Aim: In the records below, find the line that contains "What React, TypeScript" and the line that contains "Chart.register(...registerables);"; write out exactly those two lines and everything between them, without the pictures.

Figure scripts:
☆ ☆ ☆

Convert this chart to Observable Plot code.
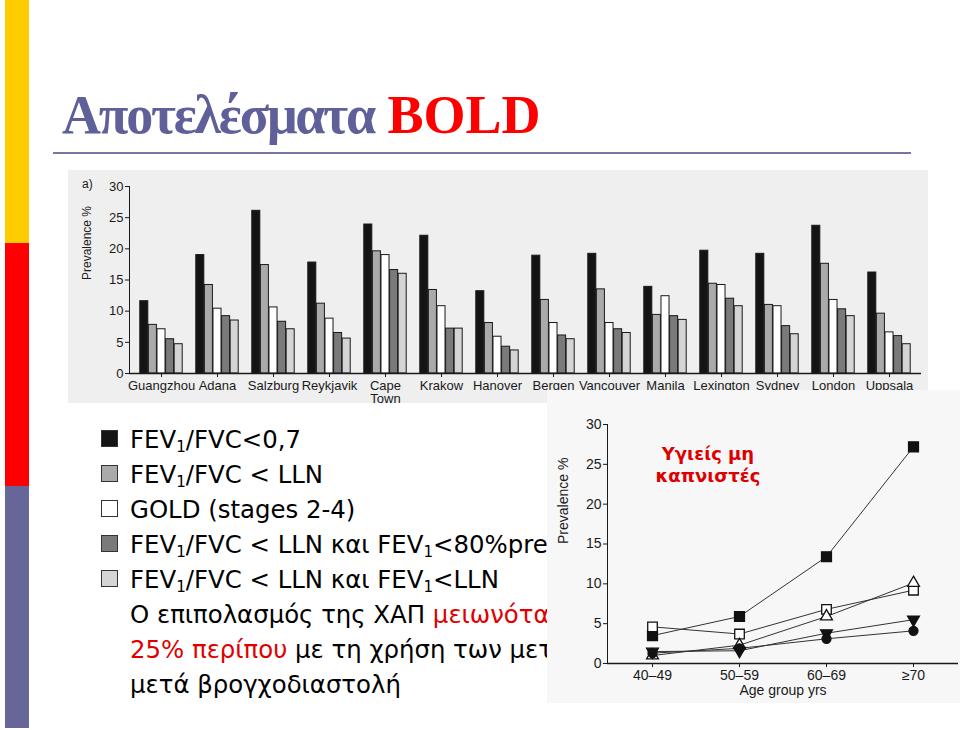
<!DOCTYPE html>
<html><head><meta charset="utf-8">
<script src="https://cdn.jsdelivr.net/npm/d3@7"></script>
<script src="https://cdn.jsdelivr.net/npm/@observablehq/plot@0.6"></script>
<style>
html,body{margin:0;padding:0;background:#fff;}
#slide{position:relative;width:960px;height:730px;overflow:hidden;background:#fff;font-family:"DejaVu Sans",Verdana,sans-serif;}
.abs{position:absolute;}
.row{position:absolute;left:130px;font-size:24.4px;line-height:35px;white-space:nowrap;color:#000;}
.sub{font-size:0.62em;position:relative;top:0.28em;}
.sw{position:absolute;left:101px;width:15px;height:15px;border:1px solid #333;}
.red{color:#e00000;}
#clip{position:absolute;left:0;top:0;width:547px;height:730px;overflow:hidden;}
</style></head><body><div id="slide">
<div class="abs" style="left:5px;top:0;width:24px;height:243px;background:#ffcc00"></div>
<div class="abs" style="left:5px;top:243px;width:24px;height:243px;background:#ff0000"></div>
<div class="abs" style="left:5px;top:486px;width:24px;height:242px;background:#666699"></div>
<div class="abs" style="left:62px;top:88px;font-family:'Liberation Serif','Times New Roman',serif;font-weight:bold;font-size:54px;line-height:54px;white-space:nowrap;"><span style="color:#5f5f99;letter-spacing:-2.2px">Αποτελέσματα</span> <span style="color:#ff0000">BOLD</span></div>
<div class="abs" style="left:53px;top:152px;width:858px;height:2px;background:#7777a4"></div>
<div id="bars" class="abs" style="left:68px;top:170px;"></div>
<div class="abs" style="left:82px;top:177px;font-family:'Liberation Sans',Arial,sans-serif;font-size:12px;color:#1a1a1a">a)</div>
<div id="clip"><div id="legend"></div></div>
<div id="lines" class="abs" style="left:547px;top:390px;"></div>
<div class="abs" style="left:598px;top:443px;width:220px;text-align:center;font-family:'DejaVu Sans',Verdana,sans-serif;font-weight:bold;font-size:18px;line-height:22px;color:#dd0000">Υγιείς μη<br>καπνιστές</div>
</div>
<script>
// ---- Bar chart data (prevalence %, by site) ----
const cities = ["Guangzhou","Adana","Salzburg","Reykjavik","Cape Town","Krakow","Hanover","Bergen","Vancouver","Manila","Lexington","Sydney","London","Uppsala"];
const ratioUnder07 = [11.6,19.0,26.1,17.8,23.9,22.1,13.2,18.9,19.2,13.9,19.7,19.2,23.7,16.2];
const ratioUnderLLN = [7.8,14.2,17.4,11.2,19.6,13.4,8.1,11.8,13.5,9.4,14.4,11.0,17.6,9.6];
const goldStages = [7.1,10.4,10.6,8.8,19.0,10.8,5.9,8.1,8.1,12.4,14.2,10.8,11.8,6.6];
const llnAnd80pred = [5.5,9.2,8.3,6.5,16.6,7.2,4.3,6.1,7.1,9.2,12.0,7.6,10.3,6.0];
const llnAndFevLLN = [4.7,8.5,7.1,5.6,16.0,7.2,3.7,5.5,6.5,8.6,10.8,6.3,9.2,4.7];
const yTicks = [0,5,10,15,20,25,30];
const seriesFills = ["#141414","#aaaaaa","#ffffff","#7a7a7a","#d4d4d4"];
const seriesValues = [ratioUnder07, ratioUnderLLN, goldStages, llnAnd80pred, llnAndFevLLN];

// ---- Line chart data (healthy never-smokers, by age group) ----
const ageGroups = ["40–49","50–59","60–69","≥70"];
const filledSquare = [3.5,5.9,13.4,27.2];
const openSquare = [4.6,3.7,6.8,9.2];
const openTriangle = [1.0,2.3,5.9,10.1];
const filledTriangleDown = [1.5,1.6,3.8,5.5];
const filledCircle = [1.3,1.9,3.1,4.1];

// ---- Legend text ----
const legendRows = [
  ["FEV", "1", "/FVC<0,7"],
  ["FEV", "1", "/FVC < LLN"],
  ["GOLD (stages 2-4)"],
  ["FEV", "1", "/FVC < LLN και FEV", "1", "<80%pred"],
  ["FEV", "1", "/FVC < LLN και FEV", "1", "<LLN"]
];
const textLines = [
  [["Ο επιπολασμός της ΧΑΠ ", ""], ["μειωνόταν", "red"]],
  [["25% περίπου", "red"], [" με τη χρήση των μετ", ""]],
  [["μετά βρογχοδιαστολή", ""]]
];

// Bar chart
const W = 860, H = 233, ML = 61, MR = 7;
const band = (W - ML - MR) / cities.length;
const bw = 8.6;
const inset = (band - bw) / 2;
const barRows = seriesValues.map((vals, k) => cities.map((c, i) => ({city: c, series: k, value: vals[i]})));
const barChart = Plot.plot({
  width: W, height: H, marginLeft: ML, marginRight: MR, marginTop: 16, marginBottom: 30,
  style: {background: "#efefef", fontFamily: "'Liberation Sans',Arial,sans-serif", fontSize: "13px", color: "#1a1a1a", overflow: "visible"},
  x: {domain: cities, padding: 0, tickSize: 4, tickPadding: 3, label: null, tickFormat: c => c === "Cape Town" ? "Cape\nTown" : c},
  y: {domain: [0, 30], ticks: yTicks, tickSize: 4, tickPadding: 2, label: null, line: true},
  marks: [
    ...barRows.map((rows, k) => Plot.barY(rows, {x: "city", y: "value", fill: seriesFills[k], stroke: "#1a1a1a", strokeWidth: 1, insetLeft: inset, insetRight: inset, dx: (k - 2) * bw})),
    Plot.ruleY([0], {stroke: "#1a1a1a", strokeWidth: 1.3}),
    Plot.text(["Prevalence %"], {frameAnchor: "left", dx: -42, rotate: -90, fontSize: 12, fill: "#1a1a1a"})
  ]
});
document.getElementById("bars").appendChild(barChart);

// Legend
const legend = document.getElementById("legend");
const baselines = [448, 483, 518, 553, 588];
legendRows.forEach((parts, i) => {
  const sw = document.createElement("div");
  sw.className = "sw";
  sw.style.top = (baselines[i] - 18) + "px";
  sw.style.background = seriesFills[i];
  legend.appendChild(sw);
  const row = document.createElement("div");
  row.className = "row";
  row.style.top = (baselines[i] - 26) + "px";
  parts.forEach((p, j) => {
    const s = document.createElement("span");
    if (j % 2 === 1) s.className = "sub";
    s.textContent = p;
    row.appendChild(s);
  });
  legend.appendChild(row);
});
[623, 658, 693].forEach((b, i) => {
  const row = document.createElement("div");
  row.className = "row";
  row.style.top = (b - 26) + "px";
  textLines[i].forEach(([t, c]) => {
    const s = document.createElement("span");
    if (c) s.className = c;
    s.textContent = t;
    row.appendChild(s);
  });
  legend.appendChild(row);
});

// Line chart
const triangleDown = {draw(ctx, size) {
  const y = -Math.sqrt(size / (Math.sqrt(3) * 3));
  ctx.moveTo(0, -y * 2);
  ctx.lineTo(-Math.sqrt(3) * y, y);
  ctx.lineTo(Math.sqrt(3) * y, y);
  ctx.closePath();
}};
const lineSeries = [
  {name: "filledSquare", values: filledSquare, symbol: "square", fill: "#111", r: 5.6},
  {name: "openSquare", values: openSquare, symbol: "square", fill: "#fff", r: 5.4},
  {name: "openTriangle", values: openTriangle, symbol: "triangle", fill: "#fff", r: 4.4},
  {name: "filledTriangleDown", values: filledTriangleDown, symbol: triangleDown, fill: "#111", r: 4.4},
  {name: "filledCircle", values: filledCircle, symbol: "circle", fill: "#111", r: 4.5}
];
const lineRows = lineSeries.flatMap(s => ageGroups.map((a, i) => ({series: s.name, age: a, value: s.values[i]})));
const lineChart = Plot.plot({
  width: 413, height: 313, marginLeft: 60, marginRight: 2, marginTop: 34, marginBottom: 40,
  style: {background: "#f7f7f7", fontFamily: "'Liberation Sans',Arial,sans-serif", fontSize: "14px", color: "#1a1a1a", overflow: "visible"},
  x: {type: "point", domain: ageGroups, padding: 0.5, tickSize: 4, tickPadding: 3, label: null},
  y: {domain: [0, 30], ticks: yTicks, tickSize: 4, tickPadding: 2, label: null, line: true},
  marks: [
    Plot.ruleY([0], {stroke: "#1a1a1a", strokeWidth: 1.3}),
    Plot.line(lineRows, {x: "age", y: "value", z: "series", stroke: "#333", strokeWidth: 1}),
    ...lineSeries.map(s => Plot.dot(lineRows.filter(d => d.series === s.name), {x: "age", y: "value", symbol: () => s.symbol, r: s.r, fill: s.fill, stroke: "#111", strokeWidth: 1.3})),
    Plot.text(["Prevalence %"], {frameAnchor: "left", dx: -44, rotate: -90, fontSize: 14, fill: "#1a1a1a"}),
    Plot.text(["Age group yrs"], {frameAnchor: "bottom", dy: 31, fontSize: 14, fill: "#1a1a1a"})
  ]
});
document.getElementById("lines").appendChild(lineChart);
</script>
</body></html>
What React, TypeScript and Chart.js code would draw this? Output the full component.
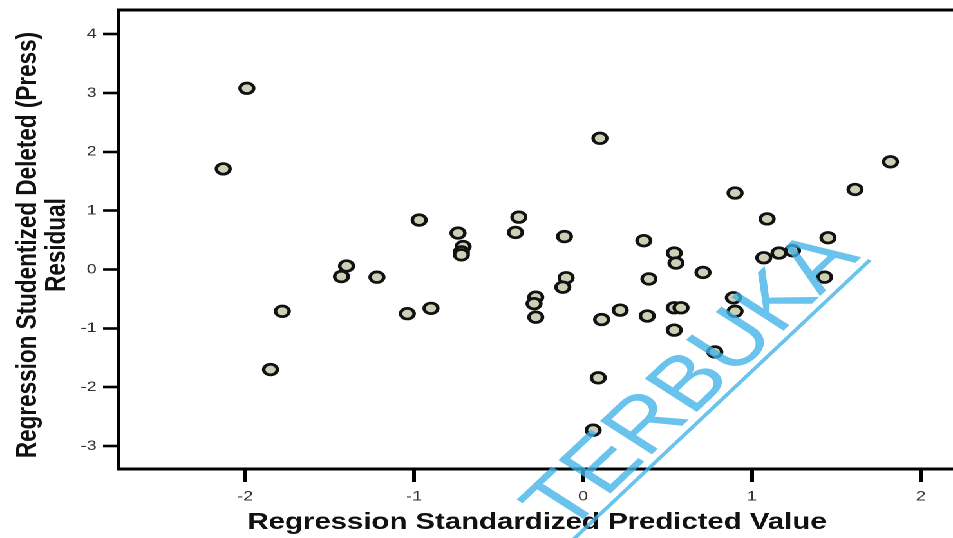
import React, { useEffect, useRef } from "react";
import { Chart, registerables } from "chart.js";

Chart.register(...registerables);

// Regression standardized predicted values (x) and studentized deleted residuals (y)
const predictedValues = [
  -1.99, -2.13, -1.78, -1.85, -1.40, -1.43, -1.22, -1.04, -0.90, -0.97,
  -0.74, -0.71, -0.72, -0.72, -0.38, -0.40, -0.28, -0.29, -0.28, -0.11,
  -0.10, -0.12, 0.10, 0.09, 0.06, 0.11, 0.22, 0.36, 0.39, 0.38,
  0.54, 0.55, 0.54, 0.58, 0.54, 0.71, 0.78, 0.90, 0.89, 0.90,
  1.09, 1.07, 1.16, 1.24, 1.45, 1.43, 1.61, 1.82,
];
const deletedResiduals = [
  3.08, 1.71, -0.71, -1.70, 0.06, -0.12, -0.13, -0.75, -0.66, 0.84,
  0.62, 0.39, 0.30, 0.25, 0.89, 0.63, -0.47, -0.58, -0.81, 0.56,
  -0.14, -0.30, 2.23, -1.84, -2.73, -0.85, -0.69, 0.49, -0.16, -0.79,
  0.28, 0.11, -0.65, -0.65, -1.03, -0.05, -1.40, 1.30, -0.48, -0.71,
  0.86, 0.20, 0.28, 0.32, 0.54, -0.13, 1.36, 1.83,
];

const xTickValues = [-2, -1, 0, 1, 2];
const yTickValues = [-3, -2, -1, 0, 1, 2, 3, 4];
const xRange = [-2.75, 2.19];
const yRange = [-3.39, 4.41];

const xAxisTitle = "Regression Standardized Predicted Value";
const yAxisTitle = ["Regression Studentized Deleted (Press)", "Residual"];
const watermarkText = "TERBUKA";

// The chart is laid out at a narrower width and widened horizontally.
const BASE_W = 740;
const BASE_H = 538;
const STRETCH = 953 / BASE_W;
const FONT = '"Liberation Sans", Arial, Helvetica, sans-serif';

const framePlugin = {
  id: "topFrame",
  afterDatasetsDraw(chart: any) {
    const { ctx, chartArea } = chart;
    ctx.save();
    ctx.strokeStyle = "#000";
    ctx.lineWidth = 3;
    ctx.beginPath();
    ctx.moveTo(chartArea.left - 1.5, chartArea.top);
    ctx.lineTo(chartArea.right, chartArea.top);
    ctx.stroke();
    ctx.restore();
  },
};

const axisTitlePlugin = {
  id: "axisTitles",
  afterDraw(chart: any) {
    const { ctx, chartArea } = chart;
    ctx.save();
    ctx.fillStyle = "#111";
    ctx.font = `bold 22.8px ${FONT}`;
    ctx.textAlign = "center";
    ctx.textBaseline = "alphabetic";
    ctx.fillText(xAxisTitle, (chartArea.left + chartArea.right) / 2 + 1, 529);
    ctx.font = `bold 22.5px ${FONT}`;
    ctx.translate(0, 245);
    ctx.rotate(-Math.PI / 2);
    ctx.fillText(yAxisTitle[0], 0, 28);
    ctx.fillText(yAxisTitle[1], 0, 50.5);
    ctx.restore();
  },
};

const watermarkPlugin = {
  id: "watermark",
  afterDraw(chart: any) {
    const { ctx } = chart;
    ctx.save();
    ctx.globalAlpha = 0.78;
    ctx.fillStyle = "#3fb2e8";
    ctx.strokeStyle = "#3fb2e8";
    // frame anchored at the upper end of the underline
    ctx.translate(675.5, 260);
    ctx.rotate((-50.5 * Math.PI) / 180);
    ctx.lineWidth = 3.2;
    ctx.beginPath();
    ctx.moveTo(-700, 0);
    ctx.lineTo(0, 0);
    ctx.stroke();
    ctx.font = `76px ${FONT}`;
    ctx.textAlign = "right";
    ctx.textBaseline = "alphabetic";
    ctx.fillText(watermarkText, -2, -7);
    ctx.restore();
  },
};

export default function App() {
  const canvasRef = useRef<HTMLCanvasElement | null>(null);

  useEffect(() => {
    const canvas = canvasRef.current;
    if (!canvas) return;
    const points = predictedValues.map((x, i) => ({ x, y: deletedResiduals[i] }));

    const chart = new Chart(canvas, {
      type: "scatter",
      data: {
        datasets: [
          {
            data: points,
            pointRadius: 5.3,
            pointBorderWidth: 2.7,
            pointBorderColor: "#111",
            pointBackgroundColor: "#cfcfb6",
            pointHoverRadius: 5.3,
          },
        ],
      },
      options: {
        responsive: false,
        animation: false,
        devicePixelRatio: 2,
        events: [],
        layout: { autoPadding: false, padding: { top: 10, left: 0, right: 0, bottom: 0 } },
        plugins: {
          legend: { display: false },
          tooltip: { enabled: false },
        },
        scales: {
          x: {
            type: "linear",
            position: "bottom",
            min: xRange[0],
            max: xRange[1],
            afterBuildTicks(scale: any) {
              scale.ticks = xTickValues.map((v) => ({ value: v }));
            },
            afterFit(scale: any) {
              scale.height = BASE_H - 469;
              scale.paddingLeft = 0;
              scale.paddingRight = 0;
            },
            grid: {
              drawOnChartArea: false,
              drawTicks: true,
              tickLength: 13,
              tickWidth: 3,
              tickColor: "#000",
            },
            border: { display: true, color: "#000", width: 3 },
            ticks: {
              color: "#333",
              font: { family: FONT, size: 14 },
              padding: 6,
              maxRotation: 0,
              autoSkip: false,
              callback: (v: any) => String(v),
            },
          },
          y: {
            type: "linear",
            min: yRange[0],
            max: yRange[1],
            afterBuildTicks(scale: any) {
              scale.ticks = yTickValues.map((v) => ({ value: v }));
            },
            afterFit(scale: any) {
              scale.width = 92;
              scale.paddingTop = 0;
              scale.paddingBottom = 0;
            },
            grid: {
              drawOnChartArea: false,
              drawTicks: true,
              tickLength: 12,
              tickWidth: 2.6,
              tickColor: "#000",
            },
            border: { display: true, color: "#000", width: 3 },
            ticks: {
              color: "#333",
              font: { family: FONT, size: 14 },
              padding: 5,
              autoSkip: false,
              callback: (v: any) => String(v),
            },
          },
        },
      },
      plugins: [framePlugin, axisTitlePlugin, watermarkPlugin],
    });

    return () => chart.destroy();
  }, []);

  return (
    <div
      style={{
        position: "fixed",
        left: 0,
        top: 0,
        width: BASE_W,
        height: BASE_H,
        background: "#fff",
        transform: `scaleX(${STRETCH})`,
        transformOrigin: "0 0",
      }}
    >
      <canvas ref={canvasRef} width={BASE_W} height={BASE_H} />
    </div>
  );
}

☆ ☆ ☆

Solution to this task:
What React, TypeScript and Chart.js code would draw this? Output the full component.
import React, { useEffect, useRef } from "react";
import { Chart, registerables } from "chart.js";

Chart.register(...registerables);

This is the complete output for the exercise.